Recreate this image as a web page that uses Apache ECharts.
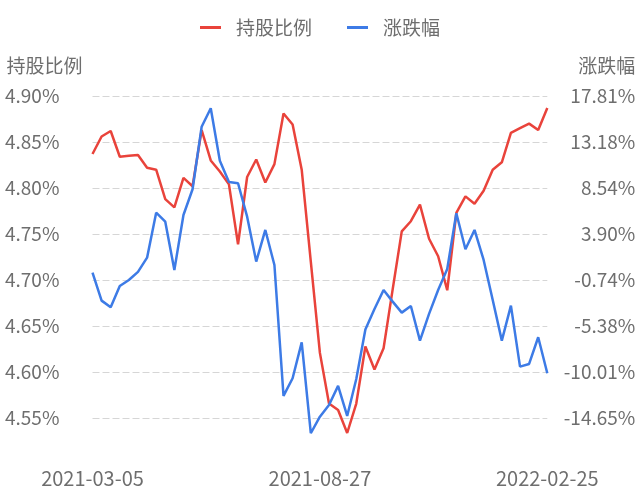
<!DOCTYPE html>
<html>
<head>
<meta charset="utf-8">
<script src="https://cdn.jsdelivr.net/npm/echarts@6/dist/echarts.min.js"></script>
<style>html,body{margin:0;padding:0;background:#fff;}#c{width:640px;height:493px;}</style>
</head>
<body>
<div id="c"></div>
<script>
var dates = ['2021-03-05','2021-03-12','2021-03-19','2021-03-26','2021-04-02','2021-04-09','2021-04-16','2021-04-23','2021-04-30','2021-05-07',
'2021-05-14','2021-05-21','2021-05-28','2021-06-04','2021-06-11','2021-06-18','2021-06-25','2021-07-02','2021-07-09','2021-07-16',
'2021-07-23','2021-07-30','2021-08-06','2021-08-13','2021-08-20','2021-08-27','2021-09-03','2021-09-10','2021-09-17','2021-09-24',
'2021-09-30','2021-10-08','2021-10-15','2021-10-22','2021-10-29','2021-11-05','2021-11-12','2021-11-19','2021-11-26','2021-12-03',
'2021-12-10','2021-12-17','2021-12-24','2021-12-31','2022-01-07','2022-01-14','2022-01-21','2022-01-28','2022-02-11','2022-02-18','2022-02-25'];

var holdRatio = [4.837,4.856,4.862,4.834,4.835,4.836,4.822,4.820,4.788,4.779,
4.811,4.802,4.863,4.830,4.818,4.804,4.739,4.812,4.831,4.806,
4.826,4.881,4.869,4.820,4.720,4.621,4.566,4.559,4.534,4.566,
4.628,4.603,4.626,4.690,4.753,4.764,4.782,4.745,4.726,4.689,
4.773,4.791,4.783,4.797,4.820,4.828,4.860,4.865,4.870,4.863,4.887];

var change = [0.02,-2.80,-3.47,-1.32,-0.72,0.10,1.53,6.06,5.15,0.29,
5.83,8.42,14.72,16.58,11.30,9.15,9.02,5.66,1.13,4.32,
0.79,-12.40,-10.62,-7.01,-16.16,-14.49,-13.31,-11.39,-14.42,-10.69,
-5.70,-3.64,-1.73,-2.90,-4.01,-3.34,-6.83,-4.14,-1.73,0.39,
6.00,2.37,4.32,1.30,-2.73,-6.83,-3.31,-9.45,-9.18,-6.49,-10.12];

var seriesNames = ['持股比例', '涨跌幅'];
var leftMin = 4.50, leftMax = 4.90, leftStep = 0.05;
var rightMin = -19.2895, rightMax = 17.8145, rightStep = 4.638;

var FONT = "'Noto Sans CJK SC', 'Noto Sans', sans-serif";
var GRAY = '#6e6e6e';
var RED = '#e9433b';
var BLUE = '#3d7be6';

var chart = echarts.init(document.getElementById('c'), null, {renderer: 'canvas'});
var splitColors = ['rgba(0,0,0,0)'];
for (var k = 0; k < 8; k++) splitColors.push('#d6d6d6');

chart.setOption({
  animation: false,
  backgroundColor: '#fff',
  textStyle: {fontFamily: FONT},
  legend: {
    top: 13,
    left: 'center',
    icon: 'rect',
    itemWidth: 21,
    itemHeight: 3,
    itemGap: 35,
    textStyle: {fontSize: 19, color: GRAY, fontFamily: FONT, padding: [0, 0, 0, 10]},
    data: [{name: seriesNames[0], itemStyle: {color: RED}}, {name: seriesNames[1], itemStyle: {color: BLUE}}]
  },
  grid: {left: 92.5, right: 92.7, top: 96, bottom: 28.7, containLabel: false, outerBoundsMode: 'none'},
  xAxis: {
    type: 'category',
    data: dates,
    boundaryGap: false,
    axisLine: {show: false},
    axisTick: {show: false},
    axisLabel: {interval: 24, fontSize: 20, color: GRAY, fontFamily: FONT, margin: 4}
  },
  yAxis: [{
    type: 'value',
    name: seriesNames[0],
    nameLocation: 'end',
    nameGap: 21,
    nameTextStyle: {fontSize: 19, color: GRAY, fontFamily: FONT, align: 'right', padding: [0, 10, 0, 0]},
    min: leftMin, max: leftMax, interval: leftStep,
    axisLine: {show: false},
    axisTick: {show: false},
    axisLabel: {showMinLabel: false, align: 'left', margin: 87.5, fontSize: 19, color: GRAY, fontFamily: FONT,
      formatter: function (v) { return v.toFixed(2) + '%'; }},
    splitLine: {show: true, lineStyle: {color: splitColors, type: [7, 3], width: 1}}
  }, {
    type: 'value',
    name: seriesNames[1],
    nameLocation: 'end',
    nameGap: 21,
    nameTextStyle: {fontSize: 19, color: GRAY, fontFamily: FONT, align: 'left', padding: [0, 0, 0, 31]},
    min: rightMin, max: rightMax, interval: rightStep,
    axisLine: {show: false},
    axisTick: {show: false},
    axisLabel: {showMinLabel: false, align: 'right', margin: 88, fontSize: 19, color: GRAY, fontFamily: FONT,
      formatter: function (v) { return v.toFixed(2) + '%'; }},
    splitLine: {show: false}
  }],
  series: [{
    name: seriesNames[0],
    type: 'line',
    yAxisIndex: 0,
    data: holdRatio,
    symbol: 'none',
    lineStyle: {color: RED, width: 2.5},
    itemStyle: {color: RED}
  }, {
    name: seriesNames[1],
    type: 'line',
    yAxisIndex: 1,
    data: change,
    symbol: 'none',
    lineStyle: {color: BLUE, width: 2.5},
    itemStyle: {color: BLUE}
  }]
});
</script>
</body>
</html>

TASK TO CARRY OUT:
Copy the material above exactly and drop the pictures.

ANSWER TO THIS TASK:
Recreate this image as a web page that uses Apache ECharts.
<!DOCTYPE html>
<html>
<head>
<meta charset="utf-8">
<script src="https://cdn.jsdelivr.net/npm/echarts@6/dist/echarts.min.js"></script>
<style>html,body{margin:0;padding:0;background:#fff;}#c{width:640px;height:493px;}</style>
</head>
<body>
<div id="c"></div>
<script>
var dates = ['2021-03-05','2021-03-12','2021-03-19','2021-03-26','2021-04-02','2021-04-09','2021-04-16','2021-04-23','2021-04-30','2021-05-07',
'2021-05-14','2021-05-21','2021-05-28','2021-06-04','2021-06-11','2021-06-18','2021-06-25','2021-07-02','2021-07-09','2021-07-16',
'2021-07-23','2021-07-30','2021-08-06','2021-08-13','2021-08-20','2021-08-27','2021-09-03','2021-09-10','2021-09-17','2021-09-24',
'2021-09-30','2021-10-08','2021-10-15','2021-10-22','2021-10-29','2021-11-05','2021-11-12','2021-11-19','2021-11-26','2021-12-03',
'2021-12-10','2021-12-17','2021-12-24','2021-12-31','2022-01-07','2022-01-14','2022-01-21','2022-01-28','2022-02-11','2022-02-18','2022-02-25'];

var holdRatio = [4.837,4.856,4.862,4.834,4.835,4.836,4.822,4.820,4.788,4.779,
4.811,4.802,4.863,4.830,4.818,4.804,4.739,4.812,4.831,4.806,
4.826,4.881,4.869,4.820,4.720,4.621,4.566,4.559,4.534,4.566,
4.628,4.603,4.626,4.690,4.753,4.764,4.782,4.745,4.726,4.689,
4.773,4.791,4.783,4.797,4.820,4.828,4.860,4.865,4.870,4.863,4.887];

var change = [0.02,-2.80,-3.47,-1.32,-0.72,0.10,1.53,6.06,5.15,0.29,
5.83,8.42,14.72,16.58,11.30,9.15,9.02,5.66,1.13,4.32,
0.79,-12.40,-10.62,-7.01,-16.16,-14.49,-13.31,-11.39,-14.42,-10.69,
-5.70,-3.64,-1.73,-2.90,-4.01,-3.34,-6.83,-4.14,-1.73,0.39,
6.00,2.37,4.32,1.30,-2.73,-6.83,-3.31,-9.45,-9.18,-6.49,-10.12];

var seriesNames = ['持股比例', '涨跌幅'];
var leftMin = 4.50, leftMax = 4.90, leftStep = 0.05;
var rightMin = -19.2895, rightMax = 17.8145, rightStep = 4.638;

var FONT = "'Noto Sans CJK SC', 'Noto Sans', sans-serif";
var GRAY = '#6e6e6e';
var RED = '#e9433b';
var BLUE = '#3d7be6';

var chart = echarts.init(document.getElementById('c'), null, {renderer: 'canvas'});
var splitColors = ['rgba(0,0,0,0)'];
for (var k = 0; k < 8; k++) splitColors.push('#d6d6d6');

chart.setOption({
  animation: false,
  backgroundColor: '#fff',
  textStyle: {fontFamily: FONT},
  legend: {
    top: 13,
    left: 'center',
    icon: 'rect',
    itemWidth: 21,
    itemHeight: 3,
    itemGap: 35,
    textStyle: {fontSize: 19, color: GRAY, fontFamily: FONT, padding: [0, 0, 0, 10]},
    data: [{name: seriesNames[0], itemStyle: {color: RED}}, {name: seriesNames[1], itemStyle: {color: BLUE}}]
  },
  grid: {left: 92.5, right: 92.7, top: 96, bottom: 28.7, containLabel: false, outerBoundsMode: 'none'},
  xAxis: {
    type: 'category',
    data: dates,
    boundaryGap: false,
    axisLine: {show: false},
    axisTick: {show: false},
    axisLabel: {interval: 24, fontSize: 20, color: GRAY, fontFamily: FONT, margin: 4}
  },
  yAxis: [{
    type: 'value',
    name: seriesNames[0],
    nameLocation: 'end',
    nameGap: 21,
    nameTextStyle: {fontSize: 19, color: GRAY, fontFamily: FONT, align: 'right', padding: [0, 10, 0, 0]},
    min: leftMin, max: leftMax, interval: leftStep,
    axisLine: {show: false},
    axisTick: {show: false},
    axisLabel: {showMinLabel: false, align: 'left', margin: 87.5, fontSize: 19, color: GRAY, fontFamily: FONT,
      formatter: function (v) { return v.toFixed(2) + '%'; }},
    splitLine: {show: true, lineStyle: {color: splitColors, type: [7, 3], width: 1}}
  }, {
    type: 'value',
    name: seriesNames[1],
    nameLocation: 'end',
    nameGap: 21,
    nameTextStyle: {fontSize: 19, color: GRAY, fontFamily: FONT, align: 'left', padding: [0, 0, 0, 31]},
    min: rightMin, max: rightMax, interval: rightStep,
    axisLine: {show: false},
    axisTick: {show: false},
    axisLabel: {showMinLabel: false, align: 'right', margin: 88, fontSize: 19, color: GRAY, fontFamily: FONT,
      formatter: function (v) { return v.toFixed(2) + '%'; }},
    splitLine: {show: false}
  }],
  series: [{
    name: seriesNames[0],
    type: 'line',
    yAxisIndex: 0,
    data: holdRatio,
    symbol: 'none',
    lineStyle: {color: RED, width: 2.5},
    itemStyle: {color: RED}
  }, {
    name: seriesNames[1],
    type: 'line',
    yAxisIndex: 1,
    data: change,
    symbol: 'none',
    lineStyle: {color: BLUE, width: 2.5},
    itemStyle: {color: BLUE}
  }]
});
</script>
</body>
</html>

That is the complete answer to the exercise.